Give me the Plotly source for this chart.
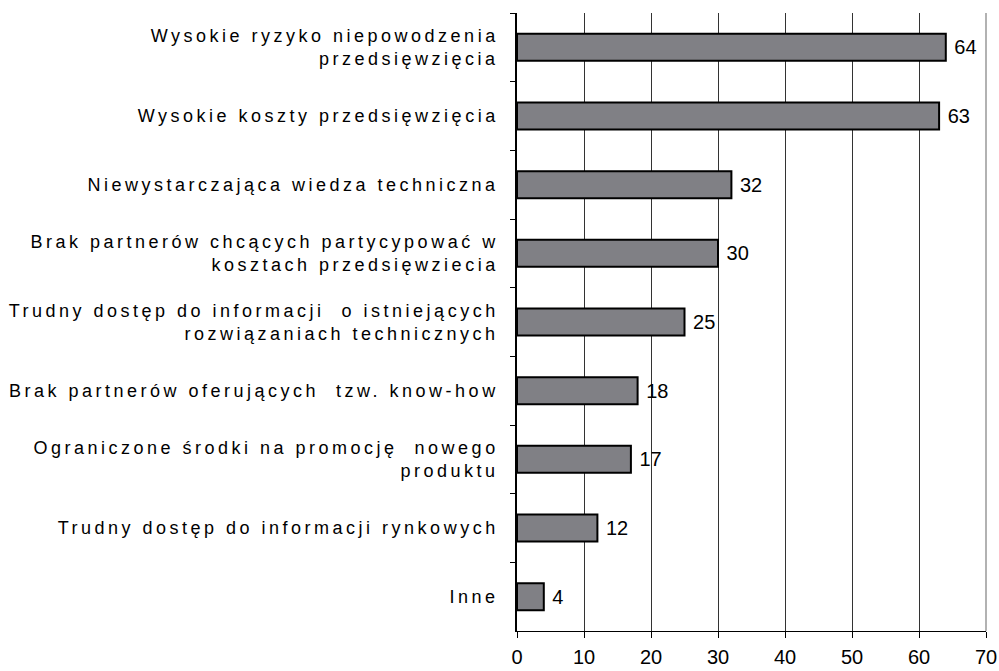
import plotly.graph_objects as go

categories = [
    "Wysokie ryzyko niepowodzenia<br>przedsięwzięcia",
    "Wysokie koszty przedsięwzięcia",
    "Niewystarczająca wiedza techniczna",
    "Brak partnerów chcących partycypować w<br>kosztach przedsięwziecia",
    "Trudny dostęp do informacji  o istniejących<br>rozwiązaniach technicznych",
    "Brak partnerów oferujących  tzw. know-how",
    "Ograniczone środki na promocję  nowego<br>produktu",
    "Trudny dostęp do informacji rynkowych",
    "Inne",
]
values = [64, 63, 32, 30, 25, 18, 17, 12, 4]
x_ticks = [0, 10, 20, 30, 40, 50, 60, 70]

FONT = "Liberation Sans, Arial, sans-serif"

fig = go.Figure(
    go.Bar(
        x=values,
        y=categories,
        orientation="h",
        marker=dict(color="#808085", line=dict(color="#000000", width=2)),
        text=[" " + str(v) for v in values],
        textposition="outside",
        textfont=dict(family=FONT, size=20, color="#000"),
        cliponaxis=False,
        hoverinfo="skip",
    )
)

fig.update_layout(
    width=999,
    height=671,
    margin=dict(l=517, r=13, t=13, b=40),
    paper_bgcolor="white",
    plot_bgcolor="white",
    bargap=0.607,
    showlegend=False,
    font=dict(family=FONT, color="#000"),
    shapes=[
        dict(type="line", xref="paper", yref="paper", x0=1, x1=1, y0=0, y1=1,
             line=dict(color="#999999", width=1.5)),
    ],
)

fig.update_xaxes(
    range=[0, 70],
    tickvals=x_ticks,
    ticktext=[str(t) for t in x_ticks],
    showgrid=True,
    gridcolor="#333333",
    gridwidth=1,
    showline=True,
    linecolor="#000",
    linewidth=1,
    ticks="outside",
    ticklen=6,
    tickcolor="#000",
    tickfont=dict(size=20),
    ticklabelstandoff=2,
    zeroline=False,
    automargin=False,
)

fig.update_yaxes(
    autorange="reversed",
    showline=True,
    linecolor="#000",
    linewidth=1.5,
    ticks="outside",
    tickson="boundaries",
    ticklen=5,
    tickcolor="#000",
    tickfont=dict(size=18),
    ticklabelstandoff=13,
    automargin=False,
)

post = """
document.body.style.margin = '0';
document.body.style.overflow = 'hidden';
var gd = document.getElementById('{plot_id}');
function spaceLabels(){
  gd.querySelectorAll('.ytick text').forEach(function(t){ t.style.letterSpacing = '3.5px'; });
}
spaceLabels();
if (gd.on) { gd.on('plotly_afterplot', spaceLabels); }
"""

fig.write_html("out.html", post_script=post, config={"displayModeBar": False})
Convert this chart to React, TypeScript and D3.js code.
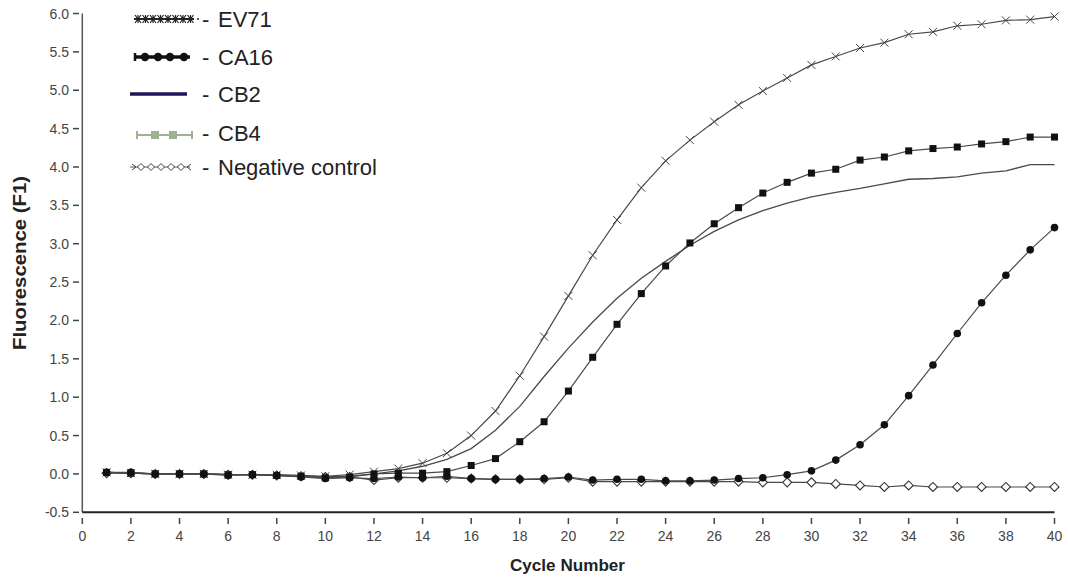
import React from "react";
import * as d3 from "d3";

const cycles = d3.range(1, 41);
const ev71 = [0.02,0.01,0.0,0.0,0.0,-0.01,-0.01,-0.01,-0.02,-0.03,-0.01,0.03,0.07,0.14,0.27,0.50,0.82,1.28,1.79,2.32,2.85,3.31,3.73,4.08,4.35,4.59,4.81,4.99,5.16,5.33,5.44,5.55,5.62,5.73,5.76,5.84,5.86,5.91,5.92,5.96];
const ca16 = [0.02,0.01,0.0,0.0,0.0,-0.01,-0.01,-0.02,-0.03,-0.05,-0.04,0.0,0.01,0.01,0.03,0.11,0.20,0.42,0.68,1.08,1.52,1.95,2.35,2.71,3.01,3.26,3.47,3.66,3.80,3.92,3.97,4.09,4.13,4.21,4.24,4.26,4.30,4.33,4.39,4.39];
const cb2 = [0.02,0.01,0.0,0.0,0.0,-0.01,-0.01,-0.02,-0.03,-0.04,-0.03,0.0,0.04,0.10,0.19,0.33,0.57,0.88,1.27,1.64,1.98,2.29,2.55,2.77,2.98,3.16,3.31,3.43,3.53,3.61,3.67,3.72,3.78,3.84,3.85,3.87,3.92,3.95,4.03,4.03];
const cb4 = [0.02,0.02,0.0,0.0,0.0,-0.02,-0.01,-0.02,-0.04,-0.06,-0.05,-0.06,-0.04,-0.05,-0.03,-0.06,-0.07,-0.07,-0.06,-0.04,-0.08,-0.07,-0.07,-0.09,-0.09,-0.08,-0.06,-0.05,-0.01,0.04,0.18,0.38,0.64,1.02,1.42,1.83,2.23,2.59,2.92,3.21];
const negative = [0.01,0.01,0.0,0.0,0.0,-0.01,-0.01,-0.02,-0.03,-0.04,-0.04,-0.08,-0.05,-0.05,-0.05,-0.06,-0.07,-0.07,-0.07,-0.05,-0.10,-0.10,-0.10,-0.10,-0.10,-0.10,-0.10,-0.11,-0.11,-0.11,-0.13,-0.15,-0.17,-0.15,-0.17,-0.17,-0.17,-0.17,-0.17,-0.17];

const xTicks = d3.range(0, 41, 2);
const yTicks = d3.range(-0.5, 6.01, 0.5);
const legendLabels = ["EV71", "CA16", "CB2", "CB4", "Negative control"];

const W = 1068, H = 579;
const x = d3.scaleLinear().domain([0, 40]).range([82.3, 1054.5]);
const y = d3.scaleLinear().domain([-0.5, 6]).range([512.3, 13.5]);
const FONT = "'Liberation Sans', Arial, Helvetica, sans-serif";

function pts(vals: number[]) {
  return cycles.map((c, i) => [x(c), y(vals[i])] as [number, number]);
}
const line = d3.line<[number, number]>();

export default function App() {
  const lineColor = "#4a4a4a";
  const legendY = [19, 57, 94, 133, 167];
  return (
    <svg width={W} height={H} style={{ position: "absolute", left: 0, top: 0, background: "#fff" }} fontFamily={FONT}>
      <rect width={W} height={H} fill="#fff" />
      {/* axes */}
      <line x1={x(0)} x2={x(0)} y1={y(6)} y2={y(-0.5)} stroke="#555" strokeWidth={1.5} />
      <line x1={x(0)} x2={x(40)} y1={y(-0.5)} y2={y(-0.5)} stroke="#222" strokeWidth={2} />
      {yTicks.map((t) => (
        <g key={"y" + t}>
          <line x1={73} x2={79} y1={y(t)} y2={y(t)} stroke="#444" strokeWidth={1.5} />
          <text x={69} y={y(t)} dy="0.36em" textAnchor="end" fontSize={14} fill="#444">{t.toFixed(1)}</text>
        </g>
      ))}
      {xTicks.map((t) => (
        <g key={"x" + t}>
          <line x1={x(t)} x2={x(t)} y1={518} y2={524} stroke="#444" strokeWidth={1.5} />
          <text x={x(t)} y={541} textAnchor="middle" fontSize={14} fill="#444">{t}</text>
        </g>
      ))}
      <text x={510} y={571} fontSize={17} fontWeight="bold" fill="#222" textLength={115} lengthAdjust="spacingAndGlyphs">Cycle Number</text>
      <text transform={`translate(26,350) rotate(-90)`} fontSize={19} fontWeight="bold" fill="#222" textLength={174} lengthAdjust="spacingAndGlyphs">Fluorescence (F1)</text>

      {/* series */}
      <path d={line(pts(negative)) || ""} fill="none" stroke={lineColor} strokeWidth={1.2} />
      {pts(negative).map(([px, py], i) => (
        <path key={"n" + i} d={`M${px - 4.5},${py}L${px},${py - 4.5}L${px + 4.5},${py}L${px},${py + 4.5}Z`} fill="#fff" stroke="#333" strokeWidth={1.1} />
      ))}
      <path d={line(pts(cb2)) || ""} fill="none" stroke={lineColor} strokeWidth={1.3} />
      <path d={line(pts(ev71)) || ""} fill="none" stroke={lineColor} strokeWidth={1.2} />
      {pts(ev71).map(([px, py], i) => (
        <path key={"e" + i} d={`M${px - 4},${py - 4}L${px + 4},${py + 4}M${px - 4},${py + 4}L${px + 4},${py - 4}`} stroke="#444" strokeWidth={1} />
      ))}
      <path d={line(pts(cb4)) || ""} fill="none" stroke={lineColor} strokeWidth={1.2} />
      {pts(cb4).map(([px, py], i) => (
        <circle key={"b" + i} cx={px} cy={py} r={3.8} fill="#111" />
      ))}
      <path d={line(pts(ca16)) || ""} fill="none" stroke={lineColor} strokeWidth={1.2} />
      {pts(ca16).map(([px, py], i) => (
        <rect key={"c" + i} x={px - 3.5} y={py - 3.5} width={7} height={7} fill="#111" />
      ))}

      {/* legend */}
      {legendLabels.map((lab, i) => (
        <g key={lab}>
          <text x={202} y={legendY[i]} dy="0.36em" fontSize={22} fill="#222">-</text>
          <text x={218} y={legendY[i]} dy="0.36em" fontSize={22} fill="#222">{lab}</text>
        </g>
      ))}
      {/* EV71 symbol */}
      <line x1={134} x2={194} y1={legendY[0]} y2={legendY[0]} stroke="#222" strokeWidth={2} />
      {d3.range(0, 8).map((k) => {
        const px = 138 + k * 7.5, py = legendY[0];
        return <path key={"le" + k} d={`M${px - 3},${py - 4}L${px + 3},${py + 4}M${px - 3},${py + 4}L${px + 3},${py - 4}M${px},${py - 4}L${px},${py + 4}`} stroke="#222" strokeWidth={1.2} />;
      })}
      <circle cx={198} cy={legendY[0]} r={1} fill="#222" />
      {/* CA16 symbol */}
      <line x1={134} x2={190} y1={legendY[1]} y2={legendY[1]} stroke="#111" strokeWidth={3.5} />
      <line x1={135} x2={135} y1={legendY[1] - 4} y2={legendY[1] + 4} stroke="#111" strokeWidth={2.5} />
      {[145, 158, 170, 184].map((px, k) => (
        <circle key={"lc" + k} cx={px} cy={legendY[1]} r={4.2} fill="#111" />
      ))}
      {/* CB2 symbol */}
      <line x1={130} x2={187} y1={legendY[2]} y2={legendY[2]} stroke="#1c1858" strokeWidth={3.5} />
      {/* CB4 symbol */}
      <line x1={137} x2={192} y1={legendY[3] + 2} y2={legendY[3] + 2} stroke="#9fb190" strokeWidth={2.2} />
      <line x1={137} x2={137} y1={legendY[3] - 2} y2={legendY[3] + 6} stroke="#9fb190" strokeWidth={2} />
      <line x1={192} x2={192} y1={legendY[3] - 2} y2={legendY[3] + 6} stroke="#9fb190" strokeWidth={2} />
      {[155, 173].map((px, k) => (
        <rect key={"lb" + k} x={px - 4} y={legendY[3] - 2} width={8} height={8} fill="#9fb190" />
      ))}
      {/* Negative control symbol */}
      <line x1={130} x2={190} y1={legendY[4]} y2={legendY[4]} stroke="#555" strokeWidth={1} />
      {[141, 151, 161, 171, 181].map((px, k) => (
        <path key={"ln" + k} d={`M${px - 3.5},${legendY[4]}L${px},${legendY[4] - 3.5}L${px + 3.5},${legendY[4]}L${px},${legendY[4] + 3.5}Z`} fill="#fff" stroke="#444" strokeWidth={1} />
      ))}
      <path d={`M132,${legendY[4] - 3}L136,${legendY[4]}L132,${legendY[4] + 3}`} fill="none" stroke="#444" strokeWidth={1} />
      <path d={`M191,${legendY[4] - 3}L187,${legendY[4]}L191,${legendY[4] + 3}`} fill="none" stroke="#444" strokeWidth={1} />
    </svg>
  );
}
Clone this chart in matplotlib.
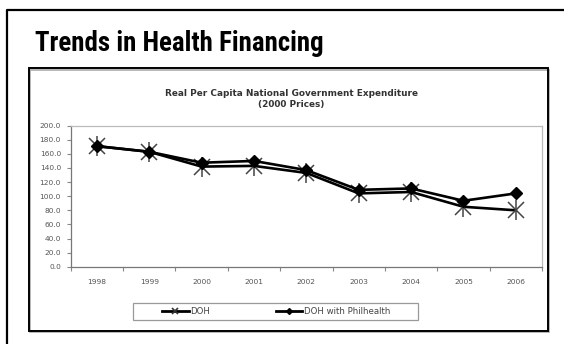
import numpy as np
import matplotlib
matplotlib.use('Agg')
import matplotlib.pyplot as plt
from matplotlib.lines import Line2D
from matplotlib.patches import Rectangle
from matplotlib import font_manager

# data (pesos, 2000 prices)
years = ['1998', '1999', '2000', '2001', '2002', '2003', '2004', '2005', '2006']
doh = [171.0, 163.0, 142.0, 143.0, 133.0, 104.0, 106.0, 85.0, 80.0]
doh_phil = [171.0, 163.0, 147.5, 150.0, 137.0, 109.0, 111.0, 93.5, 104.0]
yticks = [0, 20, 40, 60, 80, 100, 120, 140, 160, 180, 200]

W, H = 564., 344.

def fx(px):
    return px / W

def fy(py):
    return 1. - py / H

# pick a narrow bold face for the heading if one is around
def narrow_bold():
    fl = font_manager.fontManager.ttflist
    for nm in ['Roboto Condensed', 'Liberation Sans Narrow', 'Open Sans Condensed']:
        for f in fl:
            if f.name == nm and f.weight in (700, 'bold'):
                return font_manager.FontProperties(fname=f.fname), nm
    for f in fl:
        if f.name == 'DejaVu Sans' and 'condensed' in str(f.stretch) and f.weight in (700, 'bold'):
            return font_manager.FontProperties(fname=f.fname), 'dvc'
    return font_manager.FontProperties(family='DejaVu Sans', weight='bold'), 'dv'

head_fp, head_kind = narrow_bold()
head_fp.set_size({'dv': 13.8}.get(head_kind, 19.4))

fig = plt.figure(figsize=(W / 100., H / 100.), dpi=100)
fig.patch.set_facecolor('white')

# outer panel frame (open at right / bottom)
fig.add_artist(Line2D([fx(7.3), fx(7.3), fx(566)], [fy(346), fy(10.3), fy(10.3)],
                      transform=fig.transFigure, color='black', lw=1.6))
fig.text(fx(35), fy(51), 'Trends in Health Financing', fontproperties=head_fp,
         color='black', va='baseline')

# inner chart box with light shadow
fig.add_artist(Rectangle((fx(30.3), fy(331.7)), fx(519), (329.7 - 68.3) / H,
                         transform=fig.transFigure, fill=False, ec='#aaaaaa', lw=1.2))
fig.add_artist(Rectangle((fx(29.3), fy(330.7)), fx(519), (330.7 - 68.3) / H,
                         transform=fig.transFigure, fill=False, ec='black', lw=1.4))

fig.text(0.517, fy(93), 'Real Per Capita National Government Expenditure',
         ha='center', va='center', fontsize=6.4, fontweight='bold', color='#333333')
fig.text(0.517, fy(104), '(2000 Prices)', ha='center', va='center',
         fontsize=6.4, fontweight='bold', color='#333333')

ax = fig.add_axes([fx(70.7), fy(266.7), fx(542 - 70.7), (266.7 - 125.7) / H])
x = np.arange(len(years))

ax.plot(x, doh, color='black', lw=1.9, zorder=3)
ax.plot(x, doh, ls='none', marker='x', ms=12, mew=1.1, mec='#444444', zorder=4)
ax.plot(x, doh, ls='none', marker='|', ms=15, mew=1.1, mec='#444444', zorder=4)
ax.plot(x, doh_phil, color='black', lw=1.9, marker='D', ms=6.3, mfc='black',
        mec='black', zorder=5)

ax.set_xlim(-0.5, len(years) - 0.5)
ax.set_ylim(0, 200)
ax.set_yticks(yticks)
ax.set_yticklabels(['%.1f' % v for v in yticks])
ax.set_xticks(x)
ax.set_xticklabels(years)
ax.set_xticks(np.arange(len(years) + 1) - 0.5, minor=True)
ax.tick_params(axis='x', which='major', length=0, pad=9, labelsize=5.4, labelcolor='#555555')
ax.tick_params(axis='x', which='minor', length=3, color='#888888', width=0.8)
ax.tick_params(axis='y', length=3, color='#888888', width=0.8, pad=4,
               labelsize=5.3, labelcolor='#555555')
for s in ['top', 'right']:
    ax.spines[s].set_color('#bbbbbb')
for s in ['left', 'bottom']:
    ax.spines[s].set_color('#777777')
for s in ax.spines.values():
    s.set_linewidth(0.9)

# legend: entries placed on their own, box drawn separately
fig.add_artist(Rectangle((fx(132.7), fy(320)), fx(418 - 132.7), (320 - 302.7) / H,
                         transform=fig.transFigure, fill=False, ec='#999999', lw=0.9))
handles = [
    Line2D([], [], color='black', lw=2.0, marker='x', ms=4, mew=1.2, mec='#333333'),
    Line2D([], [], color='black', lw=2.0, marker='D', ms=3, mfc='black', mec='black'),
]
leg = fig.legend(handles, ['DOH', 'DOH with Philhealth'], loc='center left',
                 bbox_to_anchor=(fx(162), fy(311.3)), ncol=2, fontsize=6.2,
                 frameon=False, handlelength=3.1, handletextpad=0.2,
                 borderaxespad=0., borderpad=0., columnspacing=7.6)
for t in leg.get_texts():
    t.set_color('#444444')

fig.savefig('out.png', dpi=100, facecolor='white')
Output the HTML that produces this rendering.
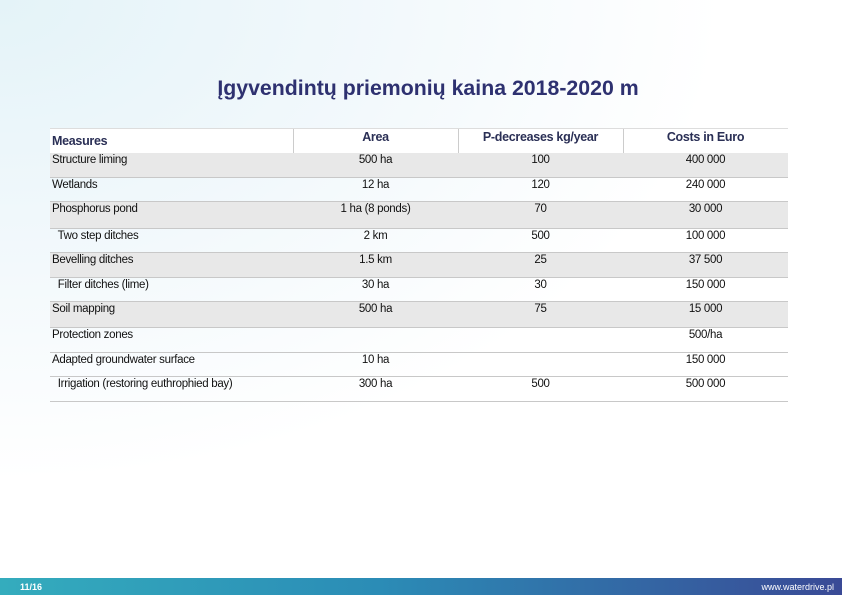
<!DOCTYPE html>
<html><head><meta charset="utf-8"><style>
body{margin:0;width:842px;height:595px;overflow:hidden;position:relative;font-family:"Liberation Sans",sans-serif;
background:radial-gradient(ellipse 900px 600px at 0% 0%,#e4f3f8 0%,#f3f9fc 45%,#ffffff 80%);}
.title{position:absolute;top:76px;left:0;width:856px;text-align:center;font-weight:bold;font-size:21.3px;color:#2e3170;}
.t{position:absolute;left:50px;top:128px;width:738px;}
.r{position:absolute;left:0;width:738px;border-bottom:1px solid #c8c8c8;font-size:11.5px;color:#111;letter-spacing:-0.3px}
.r span{position:absolute;top:1px;}
.g{background:#e8e8e8}
.c1{left:2px}
.c2{left:243px;width:165px;text-align:center}
.c3{left:408px;width:165px;text-align:center}
.c4{left:573px;width:165px;text-align:center}
.h{font-weight:bold;color:#2a2f55;font-size:12.5px;border-top:1px solid #ddd;background:#fff}
.h .d{position:absolute;top:0;bottom:0;width:1px;background:#ccc}
.foot{position:absolute;left:0;top:578px;width:842px;height:17px;background:linear-gradient(90deg,#34acbd,#2b8cb6 45%,#3a4a96);color:#fff;font-size:9px;font-weight:bold}
</style></head><body>
<div class="title">Įgyvendintų priemonių kaina 2018-2020 m</div>
<div class="t">
<div class="r h" style="top:0;height:25px">
<span class="c1" style="top:5px">Measures</span><span class="c2" style="top:1px">Area</span><span class="c3" style="top:1px">P-decreases kg/year</span><span class="c4" style="top:1px">Costs in Euro</span>
<div class="d" style="left:243px"></div><div class="d" style="left:408px"></div><div class="d" style="left:573px"></div></div>
<div class="r g" style="top:25px;height:24px"><span class="c1">Structure liming</span><span class="c2">500 ha</span><span class="c3">100</span><span class="c4">400 000</span></div>
<div class="r" style="top:50px;height:23px"><span class="c1">Wetlands</span><span class="c2">12 ha</span><span class="c3">120</span><span class="c4">240 000</span></div>
<div class="r g" style="top:74px;height:26px"><span class="c1">Phosphorus pond</span><span class="c2">1 ha (8 ponds)</span><span class="c3">70</span><span class="c4">30 000</span></div>
<div class="r" style="top:101px;height:23px"><span class="c1">&nbsp; Two step ditches</span><span class="c2">2 km</span><span class="c3">500</span><span class="c4">100 000</span></div>
<div class="r g" style="top:125px;height:24px"><span class="c1">Bevelling ditches</span><span class="c2">1.5 km</span><span class="c3">25</span><span class="c4">37 500</span></div>
<div class="r" style="top:150px;height:23px"><span class="c1">&nbsp; Filter ditches (lime)</span><span class="c2">30 ha</span><span class="c3">30</span><span class="c4">150 000</span></div>
<div class="r g" style="top:174px;height:25px"><span class="c1">Soil mapping</span><span class="c2">500 ha</span><span class="c3">75</span><span class="c4">15 000</span></div>
<div class="r" style="top:200px;height:24px"><span class="c1">Protection zones</span><span class="c4">500/ha</span></div>
<div class="r" style="top:225px;height:23px"><span class="c1">Adapted groundwater surface</span><span class="c2">10 ha</span><span class="c4">150 000</span></div>
<div class="r" style="top:249px;height:24px"><span class="c1">&nbsp; Irrigation (restoring euthrophied bay)</span><span class="c2">300 ha</span><span class="c3">500</span><span class="c4">500 000</span></div>
</div>
<div class="foot"><span style="position:absolute;left:20px;top:4px">11/16</span><span style="position:absolute;right:8px;top:4px;font-weight:normal">www.waterdrive.pl</span></div>
</body></html>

**WHAT YOU NEED TO DO**
Take the lines from the start of the material to the line with "import plotly.graph_objects as go", both included, and transcribe them exactly without the pictures.

**OUTPUT FOR THIS TASK**
Give me the Plotly source for this chart.
import plotly.graph_objects as go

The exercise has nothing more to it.